Archaeological finds challenge historical gender roles in Terra X documentary ‘Riddle of the Bones: Gender Revolution’
Shooting start of ZDF’s latest ‘Terra X’ documentary
Mainz, May 21st, 2019
‘Riddle of the Bones: Gender Revolution’ (52’), a new ‘Terra X’ documentary on historical gender roles, takes a look at archaeological research results that challenge what is still perceived as the traditional roles of men and women. The ‘Terra X’ documentary from Gebrueder Beetz Filmproduktion is currently being shot on location in China, Germany, France, Great Britain and Sweden. The film is expected to be shown on ZDF in the spring of 2020; ZDF Enterprises is responsible for worldwide distribution.
New palaeogenetic or criminalistic methods make it possible to examine archaeological finds without prejudice. A skeleton from a grave in the Viking stronghold of Birka, for example, which was examined using DNA screening in 2017, turned out to be female, although the scientists had initially identified it as male on the basis of the grave goods – a warrior’s weapons, horses and accoutrement.
The Lascaux cave paintings have also generally been attributed to male painters.
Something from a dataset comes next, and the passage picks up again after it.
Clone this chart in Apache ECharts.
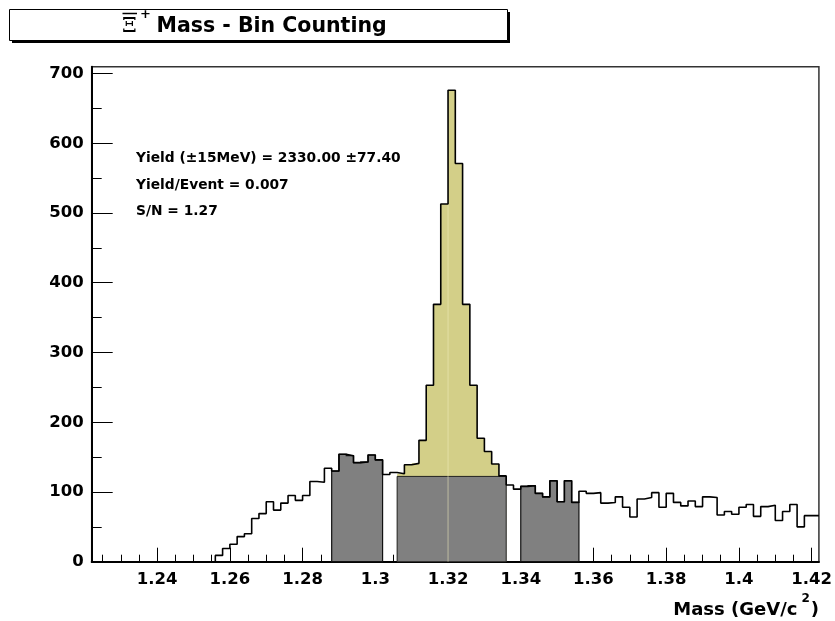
<!DOCTYPE html>
<html>
<head>
<meta charset="utf-8">
<script src="https://cdn.jsdelivr.net/npm/echarts@6/dist/echarts.min.js"></script>
<style>
html, body { margin: 0; padding: 0; background: #fff; }
#chart { width: 835px; height: 621px; }
</style>
</head>
<body>
<div id="chart"></div>
<script>
// Invariant-mass histogram binning (GeV/c^2)
const binStart = 1.222;
const binWidth = 0.002;
const binCount = 100;

// Entries per bin
const counts = [
  0, 0, 0, 0, 0, 0, 0, 0, 0, 0,
  0, 0, 0, 0, 0, 0, 0, 9, 19, 25,
  36, 40, 62, 69, 86, 74, 84, 95, 88, 95,
  115, 114, 134, 130, 154, 152, 142, 143, 153, 146,
  125, 128, 126, 139, 141, 174, 253, 369, 513, 676,
  571, 369, 253, 177, 158, 140, 123, 110, 104, 108,
  109, 98, 93, 116, 86, 116, 85, 101, 98, 99,
  84, 85, 93, 78, 64, 90, 92, 99, 78, 98,
  85, 80, 87, 79, 93, 92, 67, 72, 68, 78,
  82, 65, 79, 81, 59, 72, 82, 50, 66, 66
];

// Mass windows
const leftSideband = [1.288, 1.302];
const signalWindow = [1.306, 1.336];
const rightSideband = [1.340, 1.356];
const backgroundPerBin = 122.3;

// Axis ticks and labels
const xTickLabels = [1.24, 1.26, 1.28, 1.30, 1.32, 1.34, 1.36, 1.38, 1.40, 1.42];
const yTickLabels = [0, 100, 200, 300, 400, 500, 600, 700];
const xRange = [1.222, 1.422];
const yRange = [0, 709.8];

const statLines = [
  'Yield (\u00B115MeV) = 2330.00 \u00B177.40',
  'Yield/Event = 0.007',
  'S/N = 1.27'
];

const FONT = 'DejaVu Sans';
const GRAY = '#808080';
const YELLOW = '#d3cf88';

// minor ticks every 5 MeV on x, every 50 entries on y
const xMinor = [];
for (let i = 245; i <= 284; i++) {
  const v = i * 0.005;
  if (v > xRange[0] && v < xRange[1] && Math.abs(v * 50 - Math.round(v * 50)) > 1e-6) xMinor.push(+v.toFixed(3));
}
const yMinor = [];
for (let v = 50; v < yRange[1]; v += 100) yMinor.push(v);

const binIndex = x => Math.round((x - binStart) / binWidth);

function regionPoints(api, lo, hi) {
  const i0 = binIndex(lo), i1 = binIndex(hi);
  const pts = [api.coord([lo, 0])];
  for (let k = i0; k < i1; k++) {
    const a = binStart + k * binWidth;
    pts.push(api.coord([a, counts[k]]), api.coord([a + binWidth, counts[k]]));
  }
  pts.push(api.coord([hi, 0]));
  return pts;
}

// outline points (step at the end of each bin)
const outline = counts.map((c, k) => [binStart + k * binWidth, c]);
outline.push([binStart + binCount * binWidth, counts[binCount - 1]]);

const chart = echarts.init(document.getElementById('chart'), null, { renderer: 'canvas' });

const xAxisBase = {
  type: 'value', min: xRange[0], max: xRange[1], position: 'bottom',
  splitLine: { show: false }
};
const yAxisBase = {
  type: 'value', min: yRange[0], max: yRange[1], position: 'left',
  splitLine: { show: false }
};

chart.setOption({
  animation: false,
  backgroundColor: '#fff',
  grid: {
    left: 91.7, right: 14, top: 66.7, bottom: 59.3,
    show: true, borderColor: '#333', borderWidth: 1.5, backgroundColor: 'transparent'
  },
  xAxis: [
    Object.assign({}, xAxisBase, {
      axisLine: { show: true, lineStyle: { color: '#000', width: 2 } },
      axisTick: { show: true, inside: true, length: 14, customValues: xTickLabels, lineStyle: { color: '#000', width: 1 } },
      axisLabel: {
        show: true, customValues: xTickLabels, margin: 10,
        formatter: v => String(+(+v).toFixed(3)),
        color: '#000', fontFamily: FONT, fontWeight: 'bold', fontSize: 16.5
      }
    }),
    Object.assign({}, xAxisBase, {
      axisLine: { show: false },
      axisTick: { show: true, inside: true, length: 7, customValues: xMinor, lineStyle: { color: '#000', width: 1 } },
      axisLabel: { show: false }
    })
  ],
  yAxis: [
    Object.assign({}, yAxisBase, {
      axisLine: { show: true, lineStyle: { color: '#000', width: 2 } },
      axisTick: { show: true, inside: true, length: 21, customValues: yTickLabels, lineStyle: { color: '#000', width: 1 } },
      axisLabel: {
        show: true, customValues: yTickLabels, margin: 8,
        color: '#000', fontFamily: FONT, fontWeight: 'bold', fontSize: 16.5
      }
    }),
    Object.assign({}, yAxisBase, {
      axisLine: { show: false },
      axisTick: { show: true, inside: true, length: 10, customValues: yMinor, lineStyle: { color: '#000', width: 1 } },
      axisLabel: { show: false }
    })
  ],
  series: [
    {
      // signal window, full histogram content
      type: 'custom', name: 'signal', z: 2,
      xAxisIndex: 0, yAxisIndex: 0,
      data: [signalWindow],
      renderItem: (params, api) => ({
        type: 'polygon',
        shape: { points: regionPoints(api, api.value(0), api.value(1)) },
        style: { fill: YELLOW, stroke: null }
      })
    },
    {
      // sidebands
      type: 'custom', name: 'sidebands', z: 3,
      xAxisIndex: 0, yAxisIndex: 0,
      data: [leftSideband, rightSideband],
      renderItem: (params, api) => ({
        type: 'polygon',
        shape: { points: regionPoints(api, api.value(0), api.value(1)) },
        style: { fill: GRAY, stroke: '#111', lineWidth: 1.2 }
      })
    },
    {
      // estimated background under the peak
      type: 'custom', name: 'background', z: 4,
      xAxisIndex: 0, yAxisIndex: 0,
      data: [[signalWindow[0], signalWindow[1], backgroundPerBin]],
      renderItem: (params, api) => {
        const p0 = api.coord([api.value(0), api.value(2)]);
        const p1 = api.coord([api.value(1), 0]);
        return {
          type: 'rect',
          shape: { x: p0[0], y: p0[1], width: p1[0] - p0[0], height: p1[1] - p0[1] },
          style: { fill: GRAY, stroke: '#222', lineWidth: 1 }
        };
      }
    },
    {
      // divider between the two central bins
      type: 'custom', name: 'divider', z: 5,
      xAxisIndex: 0, yAxisIndex: 0,
      data: [[1.320]],
      renderItem: (params, api) => {
        const x = api.value(0);
        const k = binIndex(x);
        const top = Math.min(counts[k - 1], counts[k]);
        const a = api.coord([x, 0]), b = api.coord([x, top]);
        return {
          type: 'line',
          shape: { x1: a[0], y1: a[1], x2: b[0], y2: b[1] },
          style: { stroke: 'rgba(238,236,190,0.55)', lineWidth: 1 }
        };
      }
    },
    {
      type: 'line', name: 'counts', z: 6,
      xAxisIndex: 0, yAxisIndex: 0,
      step: 'end', showSymbol: false, symbol: 'none',
      data: outline,
      lineStyle: { color: '#000', width: 1.6 }
    }
  ],
  graphic: [
    // title pave with shadow
    { type: 'rect', z: 10, shape: { x: 12, y: 12, width: 498, height: 31 }, style: { fill: '#000' } },
    { type: 'rect', z: 11, shape: { x: 9.5, y: 9.5, width: 498, height: 31 }, style: { fill: '#fff', stroke: '#000', lineWidth: 1 } },
    { type: 'text', z: 12, x: 122, y: 26.5, style: { text: '\u039E', fontFamily: 'DejaVu Serif', fontSize: 21, fontWeight: 'normal', fill: '#000', verticalAlign: 'middle' } },
    { type: 'line', z: 12, shape: { x1: 122.5, y1: 13.5, x2: 137, y2: 13.5 }, style: { stroke: '#000', lineWidth: 1.5 } },
    { type: 'text', z: 12, x: 140, y: 15, style: { text: '+', fontFamily: FONT, fontSize: 13, fontWeight: 'bold', fill: '#000', verticalAlign: 'middle' } },
    { type: 'text', z: 12, x: 156.5, y: 27, style: { text: 'Mass - Bin Counting', fontFamily: FONT, fontSize: 20.5, fontWeight: 'bold', fill: '#000', verticalAlign: 'middle' } },
    // fit summary
    { type: 'text', z: 12, x: 136, y: 158, style: { text: statLines[0], fontFamily: FONT, fontSize: 13.8, fontWeight: 'bold', fill: '#000', verticalAlign: 'middle' } },
    { type: 'text', z: 12, x: 136, y: 185, style: { text: statLines[1], fontFamily: FONT, fontSize: 13.8, fontWeight: 'bold', fill: '#000', verticalAlign: 'middle' } },
    { type: 'text', z: 12, x: 136, y: 211, style: { text: statLines[2], fontFamily: FONT, fontSize: 13.8, fontWeight: 'bold', fill: '#000', verticalAlign: 'middle' } },
    // x-axis title with superscript
    {
      type: 'text', z: 12, right: 16, top: 593,
      style: {
        text: '{n|Mass (GeV/c}{s|2}{n|)}',
        fill: '#000',
        rich: {
          n: { fontFamily: FONT, fontSize: 18, fontWeight: 'bold', lineHeight: 26, verticalAlign: 'bottom' },
          s: { fontFamily: FONT, fontSize: 12, fontWeight: 'bold', lineHeight: 26, verticalAlign: 'top', padding: [0, 1, 0, 4] }
        }
      }
    }
  ]
});
</script>
</body>
</html>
Three-quarters of the coloured hand contours that Stone Age artists left on the cave walls were recently attributed to female persons by means of a forensic method.
The so-called ‘Busenwand’ (breast wall), which was retrieved from Lake Constance and whose name reflects the naturalistic three-dimensional representation of female breasts, was initially interpreted as a fertility symbol or erotic work. After years spent reconstructing the frieze, the archaeologists were obliged to give up this assumption. It actually depicts a lineage of worshipped ancestral women.
Another unexpected finding is that men and women in the early Chinese hunting and gathering communities shared their food equally, as Professor Kate Pechenkina of City University New York 2018 discovered after subjecting the bones found in 4500-year-old graves in China to isotope analysis. Many anthropologists traditionally assumed that male hunters were better fed than female gatherers. A comparison with the bones of women from the same area who lived 2000 years later but showed evidence of significant malnutrition was even more surprising. Did a sedentary way of life thus lead to a devaluation of women?